Guerre sans fin – Le Monde
Entre le Tchad et le Soudan, la guerre par rébellions interposées revient mécaniquement, comme un mauvais temps de saison. Chaque année, à pareille époque, avant que les pluies ne viennent interdire pour plusieurs mois toute opération militaire, le Tchad est l’objet d’incursions de ses propres groupes rebelles installés sur le territoire de son voisin soudanais.
L’une de ces attaques est en cours. Dans chaque camp, on s’y était préparé pendant des mois, accumulant armes, munitions et carburant. Les opérations ne sont sans doute pas terminées, mais, déjà, les rebelles tchadiens sont en difficulté. En fin de semaine, ils ont subi une défaite face aux troupes du président Déby. Dans le même temps, des rebelles soudanais du Darfour, soutenus à l’inverse par le Tchad, pourraient être tentés d’attaquer leur propre pays avant l’arrivée des pluies.
La météorologie ne joue cependant qu’un rôle mineur dans cette répétition meurtrière dont la raison véritable tient dans le conflit en entre les deux capitales, N’Djamena au Tchad, Khartoum au Soudan, qui feignent de vouloir la paix mais, redoutant apparemment la guerre ouverte, préfèrent continuer à soutenir leurs rébellions respectives.
Au Soudan, le président Bachir est l’objet d’un mandat d’arrêt de la Cour pénale internationale, qui veut le poursuivre pour les crimes de guerre et crimes contre l’humanité commis au Darfour. De l’autre côté de la frontière, le bilan calamiteux du président tchadien Idriss Déby, après dix-huit ans au pouvoir, est la meilleure publicité pour les mouvements rebelles, même si nul n’est certain de ce que les groupes armés, aux innombrables rivalités, apporteraient au Tchad en cas de victoire.
Où se trouve alors l’opposition politique tchadienne qui pourrait remplir le grand vide auquel les hommes en armes abandonnent le pays et sa population, l’une des plus pauvres au monde, l’une des moins éduquées, l’une des moins convenablement soignées ?

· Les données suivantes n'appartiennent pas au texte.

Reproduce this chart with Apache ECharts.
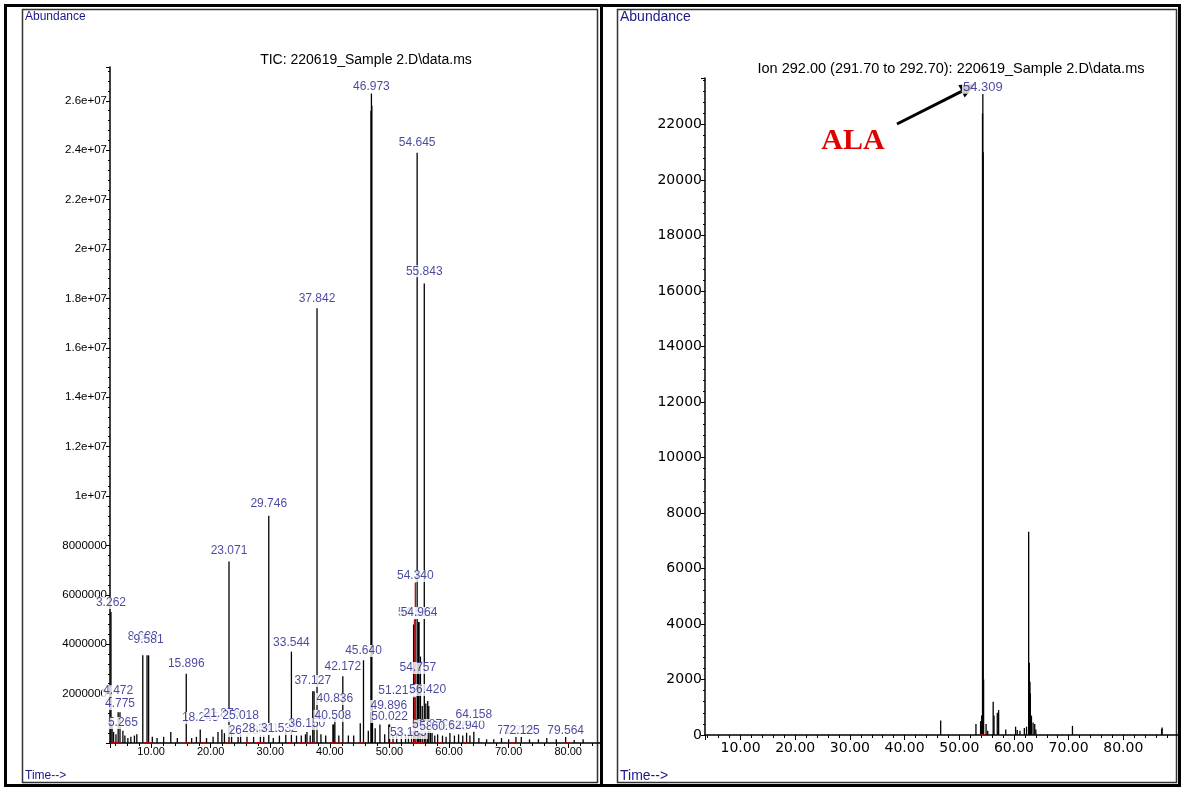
<!DOCTYPE html>
<html>
<head>
<meta charset="utf-8">
<script src="https://cdn.jsdelivr.net/npm/echarts@6/dist/echarts.min.js"></script>
<style>
  html, body { margin: 0; padding: 0; background: #ffffff; }
  #chart { width: 1182px; height: 789px; }
</style>
</head>
<body>
<div id="chart"></div>
<script>
// ---------- data ----------
// Total ion chromatogram: [retention time (min), abundance]
const ticPeaks = [
  [3.262, 5.3e6], [3.45, 0.8e6], [3.7, 0.45e6], [4.1, 0.35e6],
  [4.472, 1.25e6], [4.775, 1.25e6], [5.265, 0.5e6], [5.6, 0.3e6], [6.1, 0.2e6],
  [6.6, 0.25e6], [7.2, 0.3e6], [7.6, 0.35e6], [8.603, 3.55e6], [9.318, 3.55e6],
  [9.581, 3.55e6], [10.2, 0.25e6], [11.0, 0.2e6], [12.1, 0.25e6], [13.3, 0.45e6],
  [14.4, 0.2e6], [15.896, 2.8e6], [16.8, 0.2e6], [17.6, 0.25e6], [18.245, 0.55e6],
  [19.3, 0.2e6], [20.4, 0.25e6], [21.223, 0.45e6], [21.876, 0.55e6], [22.304, 0.4e6],
  [23.071, 7.35e6], [23.5, 0.6e6], [24.6, 0.25e6], [25.018, 0.35e6], [26.088, 0.3e6],
  [27.2, 0.25e6], [28.341, 0.35e6], [28.9, 0.3e6], [29.746, 9.2e6], [30.5, 0.2e6],
  [31.532, 0.3e6], [32.6, 0.45e6], [33.544, 3.7e6], [34.4, 0.3e6], [35.2, 0.3e6],
  [35.9, 0.35e6], [36.150, 0.45e6], [36.7, 0.3e6], [37.127, 2.1e6], [37.35, 2.1e6],
  [37.842, 17.6e6], [38.5, 0.35e6], [39.3, 0.3e6], [40.508, 0.75e6], [40.65, 0.75e6],
  [40.836, 1.0e6], [41.5, 0.3e6], [42.172, 2.7e6], [43.1, 0.3e6], [44.0, 0.3e6],
  [45.1, 0.8e6], [45.640, 3.35e6], [46.45, 0.5e6], [46.90, 25.6e6], [46.973, 26.3e6],
  [47.04, 25.8e6], [47.15, 1.6e6], [47.6, 0.6e6], [48.4, 0.75e6], [49.2, 0.35e6],
  [49.896, 0.75e6], [50.022, 0.75e6], [50.6, 0.3e6], [51.213, 0.4e6], [52.0, 0.3e6],
  [52.7, 0.35e6], [53.185, 0.35e6], [53.7, 0.5e6], [54.05, 4.8e6], [54.200, 5.0e6],
  [54.340, 6.5e6], [54.645, 23.9e6], [54.757, 2.9e6], [54.850, 4.9e6], [54.964, 4.9e6],
  [55.2, 3.5e6], [55.5, 1.5e6], [55.843, 18.6e6], [56.1, 1.6e6], [56.420, 1.7e6],
  [56.6, 1.5e6], [56.872, 0.5e6], [57.148, 0.4e6], [57.6, 0.3e6], [58.082, 0.35e6],
  [58.9, 0.3e6], [59.5, 0.25e6], [60.146, 0.4e6], [60.9, 0.3e6], [61.6, 0.35e6],
  [62.3, 0.3e6], [62.940, 0.45e6], [63.5, 0.3e6], [64.158, 0.5e6], [65.0, 0.2e6],
  [66.3, 0.15e6], [67.5, 0.15e6], [68.8, 0.2e6], [70.0, 0.15e6], [71.228, 0.35e6],
  [72.125, 0.3e6], [73.5, 0.15e6], [75.0, 0.15e6], [76.4, 0.2e6], [78.0, 0.15e6],
  [79.564, 0.25e6], [81.0, 0.12e6], [82.5, 0.15e6]
];
// integrated peaks drawn in red
const ticRedTimes = [54.340, 54.200];
// integration start/stop events marked on the TIC baseline
const ticEventTimes = [
  3.6, 4.5, 9.3, 9.8, 16.0, 18.7, 22.8, 26.1, 28.0, 28.8, 33.3, 35.3, 36.3, 37.2,
  40.5, 41.7, 45.4, 50.4, 54.0, 54.5, 55.1, 55.6, 58.5, 62.7, 70.7, 79.8
];

// labelled peaks on the TIC (retention times)
const ticLabelTimes = [
  3.262, 4.472, 4.775, 5.265, 8.603, 9.581, 15.896, 18.245, 21.876, 25.018,
  26.088, 28.341, 31.532, 36.150, 23.071, 29.746, 33.544, 37.127, 37.842, 40.836,
  40.508, 42.172, 45.640, 46.973, 49.896, 50.022, 51.213, 53.185, 54.340, 54.645,
  54.512, 54.964, 54.757, 55.843, 56.420, 56.872, 58.082, 60.146, 62.940, 64.158,
  71.228, 72.125, 79.564
];

// Extracted ion 292.00: [retention time (min), abundance]
const ionPeaks = [
  [46.6, 520], [53.05, 400], [53.9, 500], [54.10, 700], [54.25, 22400],
  [54.309, 23100], [54.37, 21000], [54.45, 2000], [54.9, 400], [55.2, 150],
  [56.2, 1200], [56.35, 700], [56.95, 800], [57.2, 900], [58.5, 200], [60.3, 300],
  [60.6, 180], [61.1, 150], [61.9, 250], [62.3, 300], [62.69, 7330], [62.8, 2600],
  [62.93, 1920], [63.0, 1500], [63.2, 700], [63.5, 450], [63.8, 400], [64.0, 200],
  [70.7, 330], [87.0, 220], [87.1, 270]
];
const ionLabelTimes = [54.309];
const ionEventTimes = [54.35];

// axis tick labels
const ticYTickLabels = ['', '2000000', '4000000', '6000000', '8000000', '1e+07', '1.2e+07',
  '1.4e+07', '1.6e+07', '1.8e+07', '2e+07', '2.2e+07', '2.4e+07', '2.6e+07'];
const ionYTickLabels = ['0', '2000', '4000', '6000', '8000', '10000', '12000', '14000',
  '16000', '18000', '20000', '22000'];
const timeTickLabels = ['10.00', '20.00', '30.00', '40.00', '50.00', '60.00', '70.00', '80.00'];

// ---------- layout ----------
// abundance at which each TIC label sits (labels are stacked to avoid the traces)
const ticLabelLevel = [
  5.67e6, 2.1e6, 1.58e6, 0.81e6, 4.29e6, 4.17e6, 3.2e6, 1.01e6, 1.17e6, 1.09e6,
  0.49e6, 0.57e6, 0.57e6, 0.77e6, 7.77e6, 9.68e6, 4.05e6, 2.51e6, 18.0e6, 1.78e6,
  1.09e6, 3.08e6, 3.72e6, 26.56e6, 1.5e6, 1.05e6, 2.1e6, 0.4e6, 6.76e6, 24.29e6,
  5.26e6, 5.26e6, 3.04e6, 19.1e6, 2.15e6, 0.73e6, 0.65e6, 0.65e6, 0.69e6, 1.13e6,
  0.49e6, 0.49e6, 0.49e6
];
const ionLabelLevel = [23350];

const NAVY = '#1a1a86';
const RED = '#c00000';
const FONT = '"Liberation Sans", Arial, sans-serif';
const WIDE = '"DejaVu Sans", "Liberation Sans", sans-serif';

function tickText(list, step, offset) {
  return function (v) {
    const i = Math.round(v / step) - offset;
    if (Math.abs(v / step - Math.round(v / step)) > 1e-6) return '';
    return list[i] !== undefined ? list[i] : '';
  };
}

function barData(peaks, redTimes) {
  return peaks.map(function (p) {
    const red = redTimes.indexOf(p[0]) >= 0;
    return { value: p, itemStyle: { color: red ? '#b01010' : '#000000' } };
  });
}

function labelData(times, levels) {
  return times.map(function (t, i) { return [t, levels[i], t.toFixed(3)]; });
}

const axisLineStyle = { show: true, lineStyle: { color: '#000', width: 1.5 } };

function makeXAxis(grid, min, max, font, size, margin) {
  return {
    type: 'value', gridIndex: grid, min: min, max: max, splitNumber: 9,
    axisLine: axisLineStyle, splitLine: { show: false },
    axisLabel: {
      color: '#000', fontFamily: font, fontSize: size, margin: margin,
      showMinLabel: false, showMaxLabel: false,
      formatter: tickText(timeTickLabels, 10, 1)
    },
    axisTick: { show: true, length: 5, lineStyle: { color: '#000' } },
    minorTick: { show: true, splitNumber: 5, length: 3, lineStyle: { color: '#000' } }
  };
}

function makeYAxis(grid, max, interval, labels, font, size) {
  return {
    type: 'value', gridIndex: grid, min: 0, max: max, interval: interval,
    axisLine: axisLineStyle, splitLine: { show: false },
    axisLabel: {
      color: '#000', fontFamily: font, fontSize: size, margin: 3, showMaxLabel: false,
      formatter: tickText(labels, interval, 0)
    },
    axisTick: { show: true, length: 4, lineStyle: { color: '#000' } },
    minorTick: { show: true, splitNumber: 5, length: 2, lineStyle: { color: '#000' } }
  };
}

function labelSeries(xi, data, size) {
  return {
    type: 'scatter', xAxisIndex: xi, yAxisIndex: xi, symbolSize: 0, z: 10,
    data: data, silent: true,
    label: {
      show: true, position: 'inside', formatter: function (p) { return p.value[2]; },
      color: NAVY, fontFamily: FONT, fontSize: size, backgroundColor: '#fff',
      padding: [0, 1, 0, 1]
    }
  };
}

function eventSeries(xi, times) {
  return {
    type: 'scatter', xAxisIndex: xi, yAxisIndex: xi, symbol: 'rect', symbolSize: [5, 2],
    itemStyle: { color: RED }, z: 5, silent: true,
    data: times.map(function (t) { return [t, 0]; })
  };
}

const chart = echarts.init(document.getElementById('chart'), null, { renderer: 'canvas' });

chart.setOption({
  animation: false,
  backgroundColor: '#fff',
  grid: [
    { left: 110, top: 67, width: 491, height: 676 },
    { left: 705, top: 78, width: 473, height: 657 }
  ],
  xAxis: [
    makeXAxis(0, 3.1, 85.5, FONT, 11, 3),
    makeXAxis(1, 3.5, 90, WIDE, 14, 6)
  ],
  yAxis: [
    makeYAxis(0, 27.37e6, 2e6, ticYTickLabels, FONT, 11.5),
    makeYAxis(1, 23680, 2000, ionYTickLabels, WIDE, 14)
  ],
  series: [
    {
      type: 'bar', xAxisIndex: 0, yAxisIndex: 0, barWidth: 1.3,
      data: barData(ticPeaks, ticRedTimes), silent: true
    },
    eventSeries(0, ticEventTimes),
    labelSeries(0, labelData(ticLabelTimes, ticLabelLevel), 12),
    {
      type: 'bar', xAxisIndex: 1, yAxisIndex: 1, barWidth: 1.3,
      data: barData(ionPeaks, []), silent: true
    },
    eventSeries(1, ionEventTimes),
    labelSeries(1, labelData(ionLabelTimes, ionLabelLevel), 13)
  ]
});

// frames, titles and the arrow pointing at the 292 ion peak
const peakTop = chart.convertToPixel({ xAxisIndex: 1, yAxisIndex: 1 }, [54.309, 23100]);
const tip = [peakTop[0] - 7, peakTop[1] - 10];
const tail = [897, 124];
const ang = Math.atan2(tip[1] - tail[1], tip[0] - tail[0]);
const hl = 16, hw = 7;
const base = [tip[0] - hl * Math.cos(ang), tip[1] - hl * Math.sin(ang)];
const head = [
  tip,
  [base[0] + hw * Math.sin(ang), base[1] - hw * Math.cos(ang)],
  [base[0] - hw * Math.sin(ang), base[1] + hw * Math.cos(ang)]
];

function txt(x, y, s, opt) {
  return {
    type: 'text', x: x, y: y, silent: true,
    style: Object.assign({ text: s, fill: '#000', font: '12px ' + FONT, align: 'left', verticalAlign: 'middle' }, opt || {})
  };
}

chart.setOption({
  graphic: [
    { type: 'rect', shape: { x: 5.5, y: 5.5, width: 1174, height: 780 }, style: { fill: null, stroke: '#000', lineWidth: 3 }, silent: true },
    { type: 'line', shape: { x1: 601.5, y1: 5, x2: 601.5, y2: 786 }, style: { stroke: '#000', lineWidth: 3 }, silent: true },
    { type: 'rect', shape: { x: 22.5, y: 9.5, width: 575, height: 773 }, style: { fill: null, stroke: '#333', lineWidth: 1.5 }, silent: true },
    { type: 'rect', shape: { x: 617.5, y: 9.5, width: 559, height: 773 }, style: { fill: null, stroke: '#333', lineWidth: 1.5 }, silent: true },
    txt(25, 17, 'Abundance', { fill: NAVY, font: '12px ' + FONT }),
    txt(25, 776, 'Time-->', { fill: NAVY, font: '12px ' + FONT }),
    txt(620, 17, 'Abundance', { fill: NAVY, font: '14px ' + FONT }),
    txt(620, 776, 'Time-->', { fill: NAVY, font: '14px ' + FONT }),
    txt(366, 60, 'TIC: 220619_Sample 2.D\\data.ms', { align: 'center', font: '14px ' + FONT }),
    txt(951, 69, 'Ion 292.00 (291.70 to 292.70): 220619_Sample 2.D\\data.ms', { align: 'center', font: '14.5px ' + FONT }),
    txt(853, 141, 'ALA', { align: 'center', fill: '#e00000', font: 'bold 30px "Liberation Serif", "Times New Roman", serif' }),
    { type: 'line', shape: { x1: tail[0], y1: tail[1], x2: base[0], y2: base[1] }, style: { stroke: '#000', lineWidth: 3 }, silent: true },
    { type: 'polygon', shape: { points: head }, style: { fill: '#000' }, silent: true }
  ]
});
</script>
</body>
</html>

Cette opposition politique est maltraitée et intimidée. L’un de ses représentants les plus dignes, Ibni Oumar Mahamat Saleh, a selon toute vraisemblance été assassiné par des proches du pouvoir l’année passée lors de la dernière offensive rebelle. En dépit des promesses faites depuis, aucune enquête sérieuse n’a permis d’éclaircir les circonstances de sa mort.
Au Tchad comme au Soudan, les deux pouvoirs ont des problèmes de légitimité. Entretenir le conflit est pour eux le plus sûr moyen de ne pas répondre de leurs responsabilités.